Claire Selfridge, the daughter of David and Linda Hoy, who founded the centre, gave evidence on a video link from South Africa.
She told the jury that B told her “she had been abused” in her bedroom.
She said: “Very shocking, almost like a bomb went off, that is what it felt like for me.”
The jury was next played a video of a police interview with Pastor Stephen Matthews, who said B had told him in Armoy about alleged abuse, but asked him not to go to police.
He said: “She said she can’t because it would destroy their political reputation, I don’t want that.”
Mr Matthews said he could not remember if B had named her alleged abuser but said it “became obvious” who it was.
Asked by a police officer who he believed that to be, Mr Matthews said: “There was only one person, that was Sir Jeffrey Donaldson.”
David and Linda Hoy next appeared as witnesses.

Mr Hoy said he had received a phone call from Mr Matthews stating there “had been an allegation”.
He added: “He said it was against Jeffrey Donaldson.”
Mr Hoy arranged the meeting between Donaldson and Complainant B, which was also attended by himself and his wife.
Mr Hoy told the jury: “Mr Donaldson spoke first, he said I know what this is about, he said I am sorry and can you please forgive me.”
Mr Hoy said he asked B if she wanted to “take this any further and she said no”.
Under cross-examination, Mr Hoy confirmed no allegations had been raised during the short meeting.
The audio recordings of police interviews with Jeffrey and Eleanor Donaldson after they were arrested in March 2024 were played to the jury as the trial entered its third week.
When asked by a detective about the circumstances of the alleged rape, he replied: “I’m sorry, but I can’t get my head around this notion.”
Asked about the incident in which Complainant A claimed he had used a light to stare at her, Donaldson said: “I wasn’t doing anything untoward.”
He told police: “I’ve answered all your questions… I’ve taken each situation that you’ve put to me and I do not accept the picture that is being painted here.”

In her police interview, Eleanor Donaldson said she was met with a “blank wall” from her husband when she repeatedly asked him about an incident in which he had been alone in a room with Complainant B.
Asked about the claim of rape, she told detectives: “I would say that didn’t happen.
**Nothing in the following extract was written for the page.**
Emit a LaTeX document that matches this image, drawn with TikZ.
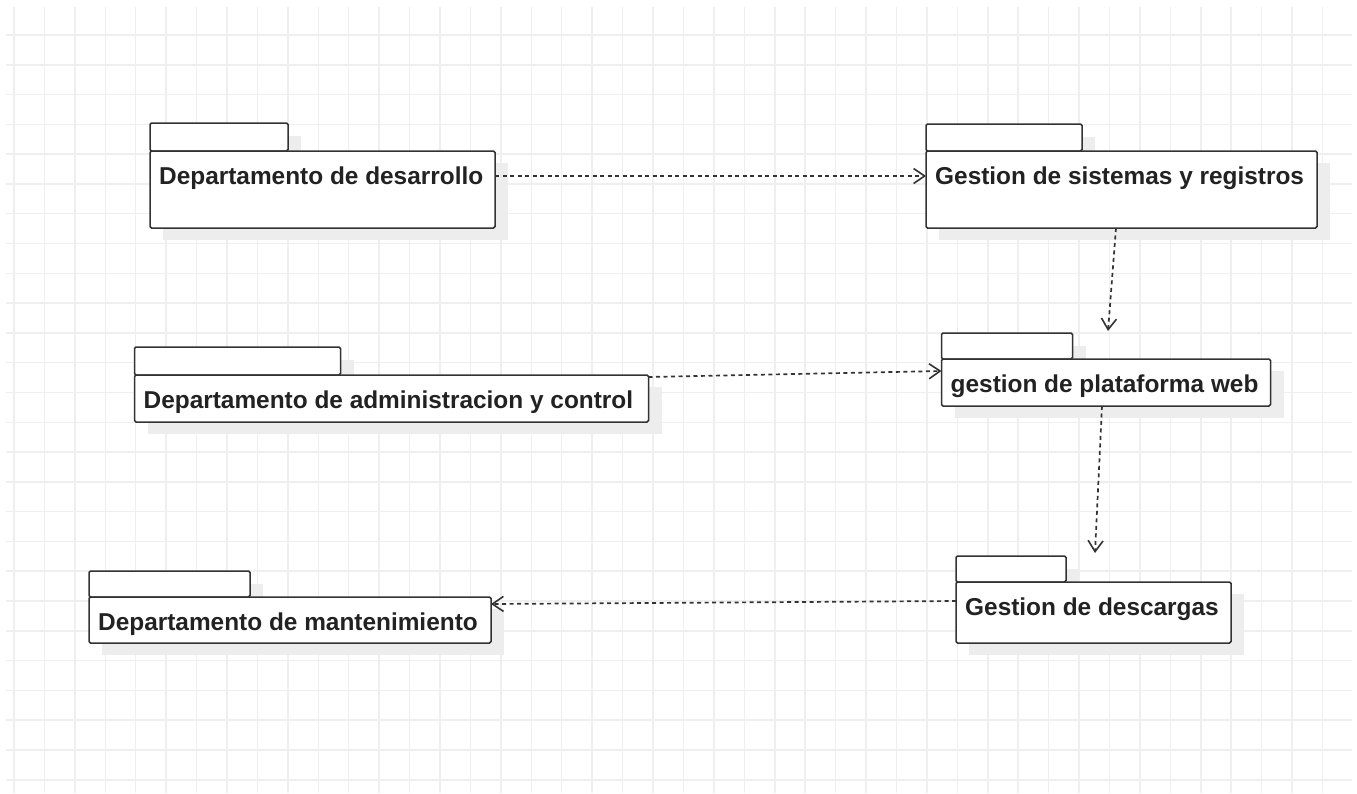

Absolutely not, oh my goodness.”
Asked about the allegations made by both complainants, Eleanor Donaldson said: “This is a massive, massive shock.”
Jeffrey Donaldson spent two days in the witness box giving evidence, where he repeatedly denied allegations of abuse by both women.
He said he was “crystal clear” that the rape claim is “simply not true”.
He described other claims that he had carried out sexual abuse as “just unbelievable”.
No other witnesses were called as part of his defence.
In her closing speech, Ms Walsh said there was “no reason” why the two women would lie about being abused.
She added: “What the evidence shows when it is pieced together is that they are telling the truth about what happened to them.”
But Jeffrey Donaldson’s barrister Kieran Vaughan KC said in his closing speech there were “significant and fundamental issues” with the credibility of each of the complainants.
He added: “They are not sufficiently reliable enough to drive you to a sure conclusion that he is guilty.”
The barrister for Eleanor Donaldson, Ian Turkington KC, urged the jury to “bring an end to this nightmare” for her.